Un projet interrompu par la crise soviétique

Lorsque Moscou est désignée ville hôte des Jeux olympiques de 1980, les autorités décident de construire cinq immeubles ronds pour symboliser les cinq anneaux olympiques. Un second bâtiment voit le jour en 1979 dans la rue Dovjenko, près du quartier Fili. Mais le programme de cinq anneaux est abandonné dès le début des travaux. Plusieurs raisons expliquent cet arrêt du projet immobilier :

  • Coûts de construction élevés et difficultés d’entretien
  • Problèmes de logistique liés à l’évacuation, au chauffage circulaire et à la distribution des flux
  • Manque de lisibilité urbaine concernant la symbolique : les cinq bâtiments prévus étaient trop éloignés les uns des autres pour symboliser les anneaux olympiques
  • Début de la crise économique soviétique et priorité donnée aux logements standardisés Khroutchevka et Brejnevka.
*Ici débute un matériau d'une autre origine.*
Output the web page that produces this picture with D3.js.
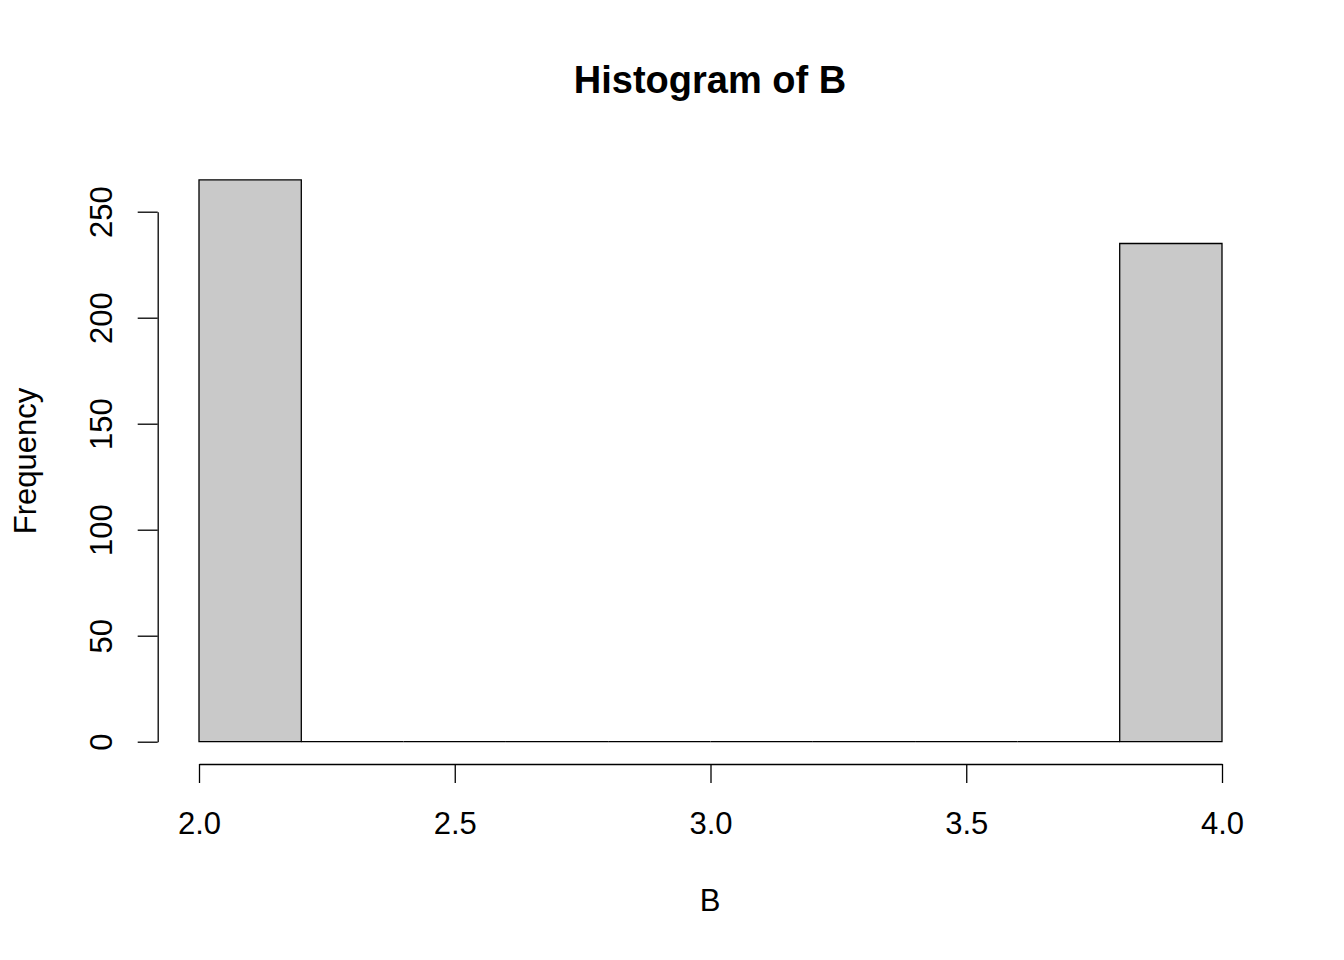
<!DOCTYPE html>
<meta charset="utf-8">
<script src="https://d3js.org/d3.v7.min.js"></script>
<body style="margin:0;background:#fff">
<div id="chart"></div>
</body>
<script>
    // histogram bins of B
    const binEdges = [2.0, 2.2, 2.4, 2.6, 2.8, 3.0, 3.2, 3.4, 3.6, 3.8, 4.0];
    const binCounts = [265, 0, 0, 0, 0, 0, 0, 0, 0, 235];
    const xTicks = [2.0, 2.5, 3.0, 3.5, 4.0];
    const yTicks = [0, 50, 100, 150, 200, 250];

    const W = 1344, H = 960;
    const FONT = "'Liberation Sans', Arial, Helvetica, sans-serif";

    const svg = d3.select("#chart").append("svg")
        .attr("width", W)
        .attr("height", H)
        .style("font-family", FONT);

    const x = d3.scaleLinear().domain([2, 4]).range([199, 1222]);
    const y = d3.scaleLinear().domain([0, 250]).range([741.7, 211.7]);

    const bins = binCounts.map((c, i) => ({x0: binEdges[i], x1: binEdges[i + 1], count: c}));

    // bars (paths so that empty bins still draw as a line on the baseline)
    svg.append("g").selectAll("path")
        .data(bins)
        .enter()
        .append("path")
        .attr("d", d => "M" + x(d.x0) + "," + y(0) + "H" + x(d.x1) + "V" + y(d.count) + "H" + x(d.x0) + "Z")
        .attr("fill", "#c9c9c9")
        .attr("stroke", "#000")
        .attr("stroke-width", 1.3);

    // x axis
    const gx = svg.append("g")
        .attr("transform", "translate(0,764)")
        .call(d3.axisBottom(x).tickValues(xTicks).tickSizeInner(19).tickSizeOuter(0).tickFormat(d3.format(".1f")));
    gx.select(".domain").attr("stroke-width", 1.3);
    gx.selectAll(".tick line").attr("stroke-width", 1.3);
    gx.selectAll("text")
        .attr("y", 70)
        .attr("dy", null)
        .style("font-size", "31px")
        .style("font-family", FONT);

    // y axis
    const gy = svg.append("g")
        .attr("transform", "translate(157.7,0)")
        .call(d3.axisLeft(y).tickValues(yTicks).tickSizeInner(20).tickSizeOuter(0));
    gy.select(".domain").attr("stroke-width", 1.3);
    gy.selectAll(".tick line").attr("stroke-width", 1.3);
    gy.selectAll("text")
        .attr("x", null)
        .attr("dy", null)
        .attr("transform", "translate(-46,0) rotate(-90)")
        .attr("text-anchor", "middle")
        .style("font-size", "31px")
        .style("font-family", FONT);

    // titles
    svg.append("text")
        .attr("x", 710)
        .attr("y", 93)
        .attr("text-anchor", "middle")
        .style("font-size", "38px")
        .style("font-weight", "bold")
        .text("Histogram of B");

    svg.append("text")
        .attr("x", 710)
        .attr("y", 911)
        .attr("text-anchor", "middle")
        .style("font-size", "31px")
        .text("B");

    svg.append("text")
        .attr("transform", "translate(36,461) rotate(-90)")
        .attr("text-anchor", "middle")
        .style("font-size", "31px")
        .text("Frequency");
</script>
Ces projets circulaires deviennent alors secondaires.

Selon l’Institut de Développement Urbain de Moscou (2018), le coût de maintenance d’un seul immeuble rond équivalait à celui de trois barres d’habitation rectangulaires de même capacité.

Vie quotidienne dans les immeubles ronds aujourd’hui

Aujourd’hui, les deux immeubles circulaires construits sont toujours habités. Leur cour intérieure, immense, est devenue un espace de vie apprécié des familles et un repère urbain singulier.
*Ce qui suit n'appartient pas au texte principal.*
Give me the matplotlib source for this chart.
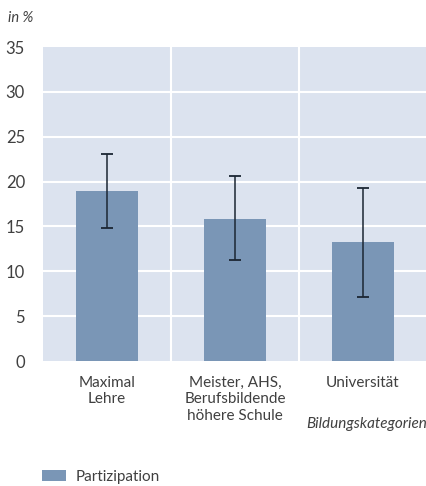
import numpy as np
import matplotlib.pyplot as plt

plt.rcParams['font.family'] = ['Lato', 'DejaVu Sans']

# data
categories = ["Maximal\nLehre", "Meister, AHS,\nBerufsbildende\nhöhere Schule", "Universität"]
values = [18.9, 15.8, 13.3]
err_low = [14.8, 11.3, 7.1]
err_high = [23.1, 20.6, 19.3]
yticks = [0, 5, 10, 15, 20, 25, 30, 35]

bg = "#dce3ef"
bar_col = "#7a96b6"
txt = "#404040"

fig = plt.figure(figsize=(4.27, 4.86), dpi=100)
ax = fig.add_axes([43 / 427, 1 - 361 / 486, 1 - 43 / 427, (361 - 47) / 486])
ax.set_facecolor(bg)

x = np.arange(len(categories))
vals = np.array(values)
yerr = np.array([vals - np.array(err_low), np.array(err_high) - vals])
ax.bar(x, vals, width=0.48, color=bar_col, zorder=2, label="Partizipation")
ax.errorbar(x, vals, yerr=yerr, fmt='none', ecolor="#1b2633", elinewidth=1.1,
            capsize=4.5, capthick=1.3, zorder=3)

ax.set_xlim(-0.5, len(categories) - 0.5)
ax.set_ylim(0, 35)
ax.set_yticks(yticks)
ax.set_xticks(x)
ax.set_xticklabels(categories, fontsize=11, color=txt, linespacing=1.2)
ax.tick_params(axis='y', labelsize=12, colors=txt, length=0, pad=13)
ax.tick_params(axis='x', length=0, pad=11, colors=txt)

for yv in yticks[1:-1]:
    ax.axhline(yv, color="white", lw=1.5, zorder=1)
for xv in x[:-1] + 0.5:
    ax.axvline(xv, color="white", lw=1.5, zorder=1)

for s in ax.spines.values():
    s.set_visible(False)

fig.text(8 / 427, 1 - 18 / 486, "in %", style='italic', fontsize=10.5, color=txt, va='center')
fig.text(1.0, 1 - 424 / 486, "Bildungskategorien", style='italic', fontsize=11,
         color=txt, ha='right', va='center')

fig.legend(loc='center left', bbox_to_anchor=(42 / 427, 1 - 477 / 486), frameon=False,
           fontsize=11, labelcolor=txt, handlelength=1.6, handleheight=0.75,
           handletextpad=0.6, borderaxespad=0, borderpad=0)

fig.savefig("out.png", dpi=100)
Toutefois, leurs particularités génèrent encore des contraintes :

  • Confusion des accès : les 20 à 26 entrées se ressemblent
  • Circulation d’air limitée dans certains segments de l’anneau
  • Problèmes acoustiques liés à la distribution circulaire
  • Isolation thermique perfectible dans la version initiale

Malgré cela, ces immeubles ont acquis un statut patrimonial informel. Ils sont étudiés dans les écoles d’architecture russes comme un exemple d’urbanisme expérimental soviétique. En 2021, le site d’architecture russe Arch.ru a même consacré un dossier à leur potentiel de réhabilitation.

immeuble rond de Moscou de nuit

Symbolique et héritage

Les immeubles ronds de Moscou incarnent l’esprit d’expérimentation de l’urbanisme soviétique des années 1970, une période durant laquelle l’Union soviétique cherchait encore à affirmer sa modernité par des formes urbaines innovantes. Leur conception en cercle traduit une ambition sociale : créer des communautés résidentielles cohérentes, où les habitants partageraient des espaces verts protégés du bruit et du trafic. Cette idée, héritée du fonctionnalisme d’après-guerre, visait à rapprocher les familles et à favoriser les interactions sociales dans un cadre semi-protégé.
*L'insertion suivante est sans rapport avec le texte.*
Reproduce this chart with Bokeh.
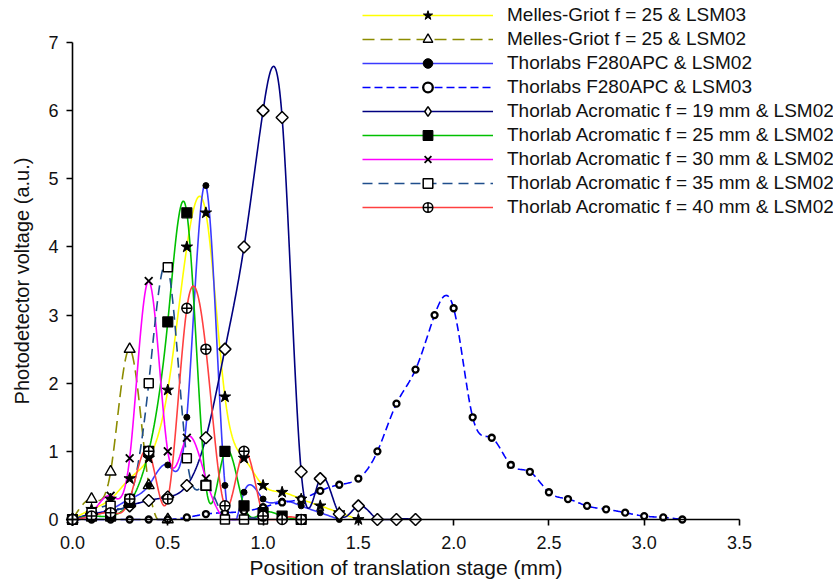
import numpy as np
from bokeh.plotting import figure
from bokeh.models import Range1d, FixedTicker, PrintfTickFormatter, Legend, LegendItem
from bokeh.embed import file_html
from bokeh.resources import INLINE

# ---------------- data ----------------
x_mg03 = [0.0, 0.1, 0.2, 0.3, 0.4, 0.5, 0.6, 0.7, 0.8, 0.9, 1.0, 1.1, 1.2, 1.3, 1.4, 1.5]
y_mg03 = [0.0, 0.15, 0.3, 0.6, 0.9, 1.9, 4.0, 4.5, 1.8, 0.9, 0.5, 0.4, 0.3, 0.2, 0.1, 0.0]

x_mg02 = [0.0, 0.1, 0.2, 0.3, 0.4, 0.5]
y_mg02 = [0.0, 0.3, 0.7, 2.5, 0.5, 0.0]

x_f280_02 = [0.0, 0.1, 0.2, 0.3, 0.4, 0.5, 0.6, 0.7, 0.8, 0.9, 1.0, 1.1, 1.2, 1.3, 1.4]
y_f280_02 = [0.0, 0.08, 0.15, 0.3, 0.5, 0.8, 1.5, 4.9, 0.5, 0.4, 0.3, 0.27, 0.2, 0.1, 0.0]

x_f280_03 = [0.0, 0.1, 0.2, 0.3, 0.4, 0.5, 0.6, 0.7, 0.8, 0.9, 1.0, 1.1, 1.2, 1.3, 1.4, 1.5,
             1.6, 1.7, 1.8, 1.9, 2.0, 2.1, 2.2, 2.3, 2.4, 2.5, 2.6, 2.7, 2.8, 2.9, 3.0, 3.1, 3.2]
y_f280_03 = [0.0, 0.0, 0.0, 0.0, 0.0, 0.0, 0.03, 0.08, 0.1, 0.12, 0.18, 0.25, 0.3, 0.42, 0.51, 0.6,
             1.0, 1.7, 2.2, 3.0, 3.1, 1.5, 1.2, 0.8, 0.7, 0.4, 0.3, 0.2, 0.15, 0.1, 0.05, 0.03, 0.0]

x_a19 = [0.0, 0.1, 0.2, 0.3, 0.4, 0.5, 0.6, 0.7, 0.8, 0.9, 1.0, 1.1, 1.2, 1.3, 1.4, 1.5, 1.6, 1.7, 1.8]
y_a19 = [0.0, 0.08, 0.12, 0.2, 0.28, 0.33, 0.5, 1.2, 2.5, 4.0, 6.0, 5.9, 0.7, 0.6, 0.08, 0.2, 0.0, 0.0, 0.0]

x_a25 = [0.0, 0.1, 0.2, 0.3, 0.4, 0.5, 0.6, 0.7, 0.8, 0.9, 1.0, 1.1, 1.2]
y_a25 = [0.0, 0.05, 0.05, 0.25, 1.0, 2.9, 4.5, 0.5, 1.0, 0.2, 0.1, 0.05, 0.0]

x_a30 = [0.0, 0.1, 0.2, 0.3, 0.4, 0.5, 0.6, 0.7, 0.8, 0.9, 1.0]
y_a30 = [0.0, 0.1, 0.35, 0.9, 3.5, 1.0, 1.2, 0.6, 0.0, 0.0, 0.0]

x_a35 = [0.0, 0.1, 0.2, 0.3, 0.4, 0.5, 0.6, 0.7, 0.8, 0.9, 1.0]
y_a35 = [0.0, 0.1, 0.2, 0.3, 2.0, 3.7, 0.9, 0.5, 0.0, 0.0, 0.0]

x_a40 = [0.0, 0.1, 0.2, 0.3, 0.4, 0.5, 0.6, 0.7, 0.8, 0.9, 1.0, 1.1, 1.2]
y_a40 = [0.0, 0.05, 0.1, 0.3, 1.0, 0.3, 3.1, 2.5, 0.2, 1.0, 0.05, 0.0, 0.0]

labels = [
    "Melles-Griot f = 25 & LSM03",
    "Melles-Griot f = 25 & LSM02",
    "Thorlabs F280APC & LSM02",
    "Thorlabs F280APC & LSM03",
    "Thorlab Acromatic f = 19 mm & LSM02",
    "Thorlab Acromatic f = 25 mm & LSM02",
    "Thorlab Acromatic f = 30 mm & LSM02",
    "Thorlab Acromatic f = 35 mm & LSM02",
    "Thorlab Acromatic f = 40 mm & LSM02",
]
x_ticks = [0.0, 0.5, 1.0, 1.5, 2.0, 2.5, 3.0, 3.5]
y_ticks = [0, 1, 2, 3, 4, 5, 6, 7]


def natural_spline(xs, ys, n=24):
    """Natural cubic spline through the data points (drawing style of the curve);
    like the original, the curve is not drawn below the x axis."""
    x = np.asarray(xs, float)
    y = np.asarray(ys, float)
    N = len(x)
    h = np.diff(x)
    A = np.zeros((N, N))
    b = np.zeros(N)
    A[0, 0] = 1.0
    A[-1, -1] = 1.0
    for i in range(1, N - 1):
        A[i, i - 1] = h[i - 1]
        A[i, i] = 2 * (h[i - 1] + h[i])
        A[i, i + 1] = h[i]
        b[i] = 3 * ((y[i + 1] - y[i]) / h[i] - (y[i] - y[i - 1]) / h[i - 1])
    c = np.linalg.solve(A, b)
    px, py = [], []
    for i in range(N - 1):
        bi = (y[i + 1] - y[i]) / h[i] - h[i] * (2 * c[i] + c[i + 1]) / 3
        di = (c[i + 1] - c[i]) / (3 * h[i])
        t = np.linspace(0, h[i], n, endpoint=(i == N - 2))
        px.extend(x[i] + t)
        py.extend(y[i] + bi * t + c[i] * t ** 2 + di * t ** 3)
    return px, list(np.maximum(np.array(py), 0.0))


series = [
    dict(x=x_mg03, y=y_mg03, color="#FFFF00", dash="solid",
         marker="star", size=12, fill="black", lw=1.0, angle=0, legend_marker=None),
    dict(x=x_mg02, y=y_mg02, color="#8C8C00", dash="12 6",
         marker="triangle", size=11, fill="white", lw=1.4, angle=0, legend_marker=None),
    dict(x=x_f280_02, y=y_f280_02, color="#3A3AFF", dash="solid",
         marker="circle", size=6, fill="black", lw=1.0, angle=0, legend_marker=None),
    dict(x=x_f280_03, y=y_f280_03, color="#0000FF", dash="8 4",
         marker="circle", size=6, fill="white", lw=2.3, angle=0, legend_marker=None),
    dict(x=x_a19, y=y_a19, color="#000080", dash="solid",
         marker="square", size=8.5, fill="white", lw=1.5, angle=np.pi / 4, legend_marker="diamond"),
    dict(x=x_a25, y=y_a25, color="#00C000", dash="solid",
         marker="square", size=10, fill="black", lw=1.2, angle=0, legend_marker=None),
    dict(x=x_a30, y=y_a30, color="#FF00FF", dash="solid",
         marker="x", size=11, fill="black", lw=1.8, angle=0, legend_marker=None),
    dict(x=x_a35, y=y_a35, color="#1F4E8C", dash="10 6",
         marker="square", size=9, fill="white", lw=1.5, angle=0, legend_marker=None),
    dict(x=x_a40, y=y_a40, color="#FF4040", dash="solid",
         marker="circle_cross", size=10, fill="white", lw=1.5, angle=0, legend_marker=None),
]

W, H = 833, 582
p = figure(width=W, height=H, output_backend="svg", toolbar_location=None,
           x_range=Range1d(-0.3778, 3.9933), y_range=Range1d(-0.9245, 7.6163),
           min_border_left=0, min_border_right=0, min_border_top=0, min_border_bottom=0)
p.outline_line_color = None
p.grid.visible = False
p.background_fill_color = "white"

line_renderers = []
for s in series:
    sx, sy = natural_spline(s["x"], s["y"])
    r = p.line(sx, sy, line_color=s["color"], line_width=1.6, line_dash=s["dash"])
    line_renderers.append(r)

marker_renderers = []
legend_markers = []
for s in series:
    lr = None
    if s["legend_marker"] is not None:
        # legend sample of the diamond; in the plot it sits hidden under the
        # white-filled rotated squares drawn just after it
        lr = p.scatter(s["x"], s["y"], marker=s["legend_marker"], size=10,
                       fill_color=s["fill"], line_color="black", line_width=s["lw"])
    r = p.scatter(s["x"], s["y"], marker=s["marker"], size=s["size"], angle=s["angle"],
                  fill_color=s["fill"], line_color="black", line_width=s["lw"])
    marker_renderers.append(r)
    legend_markers.append(lr if lr is not None else r)

items = [LegendItem(label=lab, renderers=[lr, mr])
         for lab, lr, mr in zip(labels, line_renderers, legend_markers)]
legend = Legend(items=items, location=(362, 363), orientation="vertical")
legend.border_line_color = None
legend.background_fill_alpha = 0
legend.padding = 0
legend.margin = 0
legend.spacing = 0
legend.glyph_width = 131
legend.glyph_height = 24
legend.label_height = 24
legend.label_standoff = 14
legend.label_text_font = "Liberation Sans"
legend.label_text_font_size = "19px"
legend.label_text_color = "#111111"
p.add_layout(legend, "center")

for ax in (p.xaxis[0], p.yaxis[0]):
    ax.fixed_location = 0
    ax.axis_line_color = "black"
    ax.axis_line_width = 1.6
    ax.major_tick_line_color = "black"
    ax.major_tick_line_width = 1.6
    ax.major_tick_out = 6
    ax.major_tick_in = 0
    ax.minor_tick_line_color = None
    ax.major_label_text_font = "Liberation Sans"
    ax.major_label_text_font_size = "18px"
    ax.major_label_text_color = "#111111"
    ax.axis_label_text_font = "Liberation Sans"
    ax.axis_label_text_font_style = "normal"
    ax.axis_label_text_color = "#111111"

p.xaxis[0].bounds = (0, 3.5)
p.yaxis[0].bounds = (0, 7)
p.xaxis[0].ticker = FixedTicker(ticks=x_ticks)
p.yaxis[0].ticker = FixedTicker(ticks=y_ticks)
p.xaxis[0].formatter = PrintfTickFormatter(format="%.1f")
p.yaxis[0].formatter = PrintfTickFormatter(format="%d")
p.xaxis[0].axis_label = "Position of translation stage (mm)"
p.yaxis[0].axis_label = "Photodetector voltage (a.u.)"
p.xaxis[0].axis_label_text_font_size = "21px"
p.yaxis[0].axis_label_text_font_size = "20px"
p.xaxis[0].major_label_standoff = 10
p.yaxis[0].major_label_standoff = 8
p.xaxis[0].axis_label_standoff = 4
p.yaxis[0].axis_label_standoff = 12

open("out.html", "w").write(file_html(p, INLINE))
Avec le temps, ces bâtiments sont devenus des repères symboliques de l’architecture soviétique tardive. Situés en marge des cartes postales officielles de Moscou, ils intéressent aujourd’hui historiens, architectes et urbanistes en tant que témoins d’une modernité alternative, ni classique comme l’architecture stalinienne, ni strictement standardisée comme les grands ensembles Khroutchevka et Brejnevka. Leur forme circulaire intrigue, interroge et suscite encore de nombreux débats : faut-il y voir un geste utopique ou une absurdité technique héritée d’une époque idéologique ?

Longtemps ignorés, ces immeubles sont désormais réévalués dans une perspective patrimoniale. Sans être protégés officiellement, ils sont régulièrement étudiés dans les écoles d’architecture et apparaissent dans plusieurs publications consacrées au brutalisme soviétique et à l’urbanisme expérimental de la seconde moitié du XXe siècle. Ils témoignent de la volonté d’introduire plus de diversité formelle dans le paysage urbain. À ce titre, ils prolongent la réflexion sur la façon d’habiter collectivement et rappellent que l’architecture peut aussi être un laboratoire social, même lorsqu’elle échoue partiellement.

Visités aujourd’hui par les amateurs d’architecture brutaliste et soviétique, ces bâtiments continuent de fasciner par leur dimension sculpturale et leur fonctionnalité radicale.